After a meeting with the Italian Prime Minister at his ranch in Crawford, Texas, Mr. Bush said efforts were under way to "broaden the coalition" to bring more security to Iraq. "... The more help we can get, the more we appreciate. And we are continuing to work with other nations to ask their help and advice," the President said after stressing that talks with the Italian leader did not cover that country replacing the U.S. as peacekeepers in Iraq.
The Bush administration, stung by the recent developments at home and in Iraq, is trying to reach out to the United Nations after nations such as France and India refused to send military units without a mandate from the U.N.

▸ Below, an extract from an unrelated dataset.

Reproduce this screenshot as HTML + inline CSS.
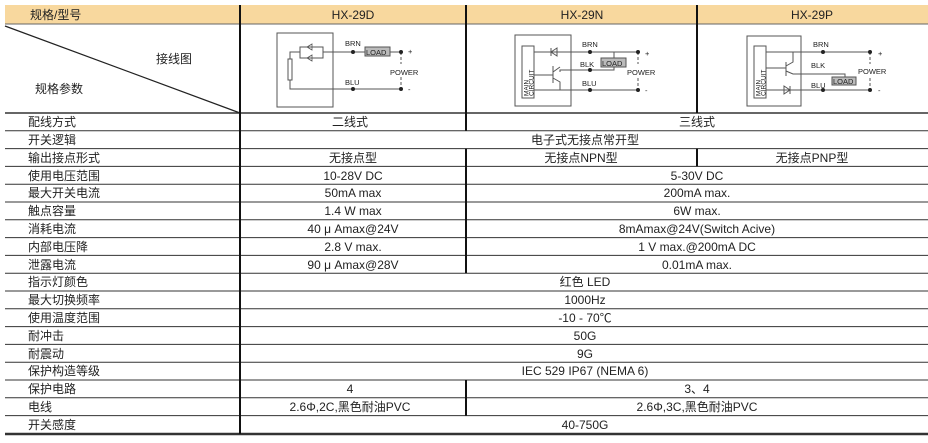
<!DOCTYPE html>
<html><head><meta charset="utf-8"><style>
html,body{margin:0;padding:0;background:#fff;width:928px;height:443px;overflow:hidden}
svg{display:block}
text{font-family:"Liberation Sans","Noto Sans CJK SC",sans-serif;fill:#222}
</style></head><body>
<svg width="928" height="443" viewBox="0 0 928 443" xmlns="http://www.w3.org/2000/svg">
<rect x="5" y="5" width="923" height="19" fill="#F8D89E"/>
<line x1="5" y1="24" x2="928" y2="24" stroke="#666" stroke-width="1"/>
<line x1="5" y1="26" x2="240" y2="113" stroke="#222" stroke-width="1.2"/>
<g font-size="12">
<text x="30" y="19">规格/型号</text>
<text x="353" y="19" text-anchor="middle">HX-29D</text>
<text x="582" y="19" text-anchor="middle">HX-29N</text>
<text x="812" y="19" text-anchor="middle">HX-29P</text>
<text x="156" y="63">接线图</text>
<text x="35" y="93">规格参数</text>
</g>
<g stroke="#333" stroke-width="1">
<line x1="5" y1="113" x2="928" y2="113" stroke-width="1.5"/>
<line x1="5" y1="130.8" x2="928" y2="130.8"/>
<line x1="5" y1="148.6" x2="928" y2="148.6"/>
<line x1="5" y1="166.4" x2="928" y2="166.4"/>
<line x1="5" y1="184.2" x2="928" y2="184.2"/>
<line x1="5" y1="202" x2="928" y2="202"/>
<line x1="5" y1="219.8" x2="928" y2="219.8"/>
<line x1="5" y1="237.6" x2="928" y2="237.6"/>
<line x1="5" y1="255.4" x2="928" y2="255.4"/>
<line x1="5" y1="273.2" x2="928" y2="273.2"/>
<line x1="5" y1="291" x2="928" y2="291"/>
<line x1="5" y1="308.8" x2="928" y2="308.8"/>
<line x1="5" y1="326.6" x2="928" y2="326.6"/>
<line x1="5" y1="344.4" x2="928" y2="344.4"/>
<line x1="5" y1="362.2" x2="928" y2="362.2"/>
<line x1="5" y1="380" x2="928" y2="380"/>
<line x1="5" y1="397.8" x2="928" y2="397.8"/>
<line x1="5" y1="415.6" x2="928" y2="415.6"/>
<line x1="5" y1="434" x2="928" y2="434" stroke-width="2.5"/>
</g>
<g stroke="#111" stroke-width="2">
<line x1="240" y1="5" x2="240" y2="434"/>
<line x1="466" y1="5" x2="466" y2="130.8"/>
<line x1="466" y1="148.6" x2="466" y2="273.2"/>
<line x1="466" y1="380" x2="466" y2="415.6"/>
<line x1="697" y1="5" x2="697" y2="113"/>
<line x1="697" y1="148.6" x2="697" y2="166.4"/>
</g>
<g font-size="12">
<text x="28" y="126">配线方式</text>
<text x="28" y="144">开关逻辑</text>
<text x="28" y="162">输出接点形式</text>
<text x="28" y="180">使用电压范围</text>
<text x="28" y="197">最大开关电流</text>
<text x="28" y="215">触点容量</text>
<text x="28" y="233">消耗电流</text>
<text x="28" y="251">内部电压降</text>
<text x="28" y="269">泄露电流</text>
<text x="28" y="286">指示灯颜色</text>
<text x="28" y="304">最大切换频率</text>
<text x="28" y="322">使用温度范围</text>
<text x="28" y="340">耐冲击</text>
<text x="28" y="358">耐震动</text>
<text x="28" y="375">保护构造等级</text>
<text x="28" y="393">保护电路</text>
<text x="28" y="411">电线</text>
<text x="28" y="429">开关感度</text>
</g>
<g font-size="12" text-anchor="middle">
<text x="350" y="126">二线式</text>
<text x="697" y="126">三线式</text>
<text x="585" y="144">电子式无接点常开型</text>
<text x="353" y="162">无接点型</text>
<text x="581" y="162">无接点NPN型</text>
<text x="812" y="162">无接点PNP型</text>
<text x="353" y="180">10-28V DC</text>
<text x="697" y="180">5-30V DC</text>
<text x="353" y="197">50mA max</text>
<text x="697" y="197">200mA max.</text>
<text x="353" y="215">1.4 W max</text>
<text x="697" y="215">6W max.</text>
<text x="353" y="233">40 μ Amax@24V</text>
<text x="697" y="233">8mAmax@24V(Switch Acive)</text>
<text x="353" y="251">2.8 V max.</text>
<text x="697" y="251">1 V max.@200mA DC</text>
<text x="353" y="269">90 μ Amax@28V</text>
<text x="697" y="269">0.01mA  max.</text>
<text x="585" y="286">红色  LED</text>
<text x="585" y="304">1000Hz</text>
<text x="585" y="322">-10 - 70℃</text>
<text x="585" y="340">50G</text>
<text x="585" y="358">9G</text>
<text x="585" y="375">IEC 529    IP67  (NEMA 6)</text>
<text x="350" y="393">4</text>
<text x="697" y="393">3、4</text>
<text x="350" y="411">2.6Φ,2C,黑色耐油PVC</text>
<text x="697" y="411">2.6Φ,3C,黑色耐油PVC</text>
<text x="585" y="429">40-750G</text>
</g>
<!-- diagram D -->
<g stroke="#555" stroke-width="1" fill="none">
<rect x="277" y="33" width="56" height="74"/>
<polyline points="290,59 290,52 300,52"/>
<rect x="300" y="47" width="23" height="11"/>
<polyline points="323,52 401,52"/>
<polyline points="290,80 290,89 401,89"/>
<rect x="288" y="59" width="4" height="21"/>
<line x1="401" y1="52" x2="401" y2="64" stroke-dasharray="3,2"/>
<line x1="401" y1="77" x2="401" y2="89" stroke-dasharray="3,2"/>
<polygon points="307,47 312,44 312,50" stroke-width=".8"/>
<polygon points="307,58 312,55 312,61" stroke-width=".8"/>
</g>
<rect x="365" y="47" width="25" height="9" fill="#bbb" stroke="#555"/>
<g fill="#222"><circle cx="353" cy="52" r="2"/><circle cx="401" cy="52" r="2"/><circle cx="353" cy="89" r="2"/><circle cx="401" cy="89" r="2"/></g>
<g font-size="7.5">
<text x="345" y="46">BRN</text><text x="366" y="55">LOAD</text><text x="345" y="85">BLU</text>
<text x="390" y="75">POWER</text><text x="408" y="54">+</text><text x="408" y="92">-</text>
</g>
<!-- diagram N -->
<g stroke="#555" stroke-width="1" fill="none">
<rect x="515" y="35" width="56" height="71"/>
<rect x="522" y="46" width="12" height="52"/>
<line x1="534" y1="52" x2="638" y2="52"/>
<polyline points="560,72 560,70 614,70 614,66"/>
<line x1="614" y1="52" x2="614" y2="58"/>
<line x1="534" y1="75" x2="553" y2="75"/>
<line x1="553" y1="66" x2="553" y2="83"/>
<line x1="553" y1="72" x2="560" y2="67"/>
<polyline points="553,78 560,82 560,90"/>
<line x1="534" y1="90" x2="638" y2="90"/>
<line x1="638" y1="52" x2="638" y2="64" stroke-dasharray="3,2"/>
<line x1="638" y1="78" x2="638" y2="90" stroke-dasharray="3,2"/>
<polygon points="551,52 557,48 557,56"/><line x1="551" y1="48" x2="551" y2="56"/>
</g>
<rect x="601" y="58" width="25" height="9" fill="#bbb" stroke="#555"/>
<g fill="#222"><circle cx="590" cy="52" r="2"/><circle cx="638" cy="52" r="2"/><circle cx="590" cy="70" r="2"/><circle cx="590" cy="90" r="2"/><circle cx="638" cy="90" r="2"/></g>
<g font-size="7.5">
<text x="582" y="47">BRN</text><text x="580" y="67">BLK</text><text x="602" y="66">LOAD</text><text x="582" y="86">BLU</text>
<text x="627" y="75">POWER</text><text x="645" y="56">+</text><text x="645" y="93">-</text>
</g>
<g font-size="6.5">
<text transform="translate(528.5,96) rotate(-90)">MAIN</text>
<text transform="translate(533.5,96) rotate(-90)">CIRCUIT</text>
<text transform="translate(760.5,96) rotate(-90)">MAIN</text>
<text transform="translate(765.5,96) rotate(-90)">CIRCUIT</text>
</g>
<!-- diagram P -->
<g stroke="#555" stroke-width="1" fill="none">
<rect x="747" y="36" width="54" height="70"/>
<rect x="754" y="46" width="12" height="52"/>
<line x1="766" y1="52" x2="870" y2="52"/>
<polyline points="793,52 793,62 786,66"/>
<line x1="766" y1="68" x2="786" y2="68"/>
<line x1="786" y1="62" x2="786" y2="76"/>
<polyline points="786,71 793,74 845,74 845,77"/>
<line x1="766" y1="90" x2="870" y2="90"/>
<line x1="870" y1="52" x2="870" y2="64" stroke-dasharray="3,2"/>
<line x1="870" y1="78" x2="870" y2="90" stroke-dasharray="3,2"/>
<polygon points="784,86 790,90 784,94"/><line x1="790" y1="86" x2="790" y2="94"/>
</g>
<rect x="832" y="77" width="24" height="8" fill="#bbb" stroke="#555"/>
<g fill="#222"><circle cx="823" cy="52" r="2"/><circle cx="870" cy="52" r="2"/><circle cx="823" cy="90" r="2"/><circle cx="870" cy="90" r="2"/></g>
<g font-size="7.5">
<text x="813" y="47">BRN</text><text x="811" y="68">BLK</text><text x="833" y="84">LOAD</text><text x="811" y="88">BLU</text>
<text x="858" y="74">POWER</text><text x="878" y="56">+</text><text x="878" y="93">-</text>
</g>
</svg>
</body></html>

For a country that worked `very hard' to keep the U.N. out of the substantive aspects of post-conflict Iraq, the U.S. is now trying to see if a mandate from the world body is possible so that other nations can participate in the task in Iraq.
The administration, especially the White House, has started working overtime to see if it could get back the lost political ground at home; anda damage control exercise is on.
On Monday, the White House sent its Communications Director, Dan Bartlett, with a set of points to be presented to the Republican staff aides in the House of Representatives and the Senate so that a coordinated response can be made to the allegations and charges made by Democrats.
One media report said the Vice-President, Dick Cheney, himself in the focus on Iraq debacle, is planning a major speech on the issue. The administration is worried that in the ongoing debate on Iraq it does not have the upper hand and that it needs to address Republican members of Congress who are increasingly wary of the goings-on.
Different and positive
The daily spin from officials aside, the administration has gone to the extent of bringing to town its top civilian administrator in Iraq, Paul Bremer, mainly to drive home the point on Capitol Hill that what is happening in Iraq is much different and more positive than the scene conjured up by daily reports of American soldiers being ambushed or gunned down.
Although some explain that Mr. Bremer's visit to Washington and to Capitol Hill had been planned for weeks, the that idea he may be stepping in to rescue the White House persists.
Mr. Bremer is meeting the President and all his top Cabinet officials and is due to appear before a Congressional panel. Mr. Bremer is in for a tough session with many members venting their feelings that the administration allowed things to worsen in Iraq.
"He needs to know that we think things are slipping and he has a very short period of time in which to work. We need to put this into... turbo-drive, before the situation gets away from us," the Republican Congressman, Doug Bereuter, said.
Members of Congress, particularly Democrats, are increasingly concerned that the U.S. has slipped into a Vietnam war situation in Iraq from which getting out would not only be difficult but costly in human and material terms.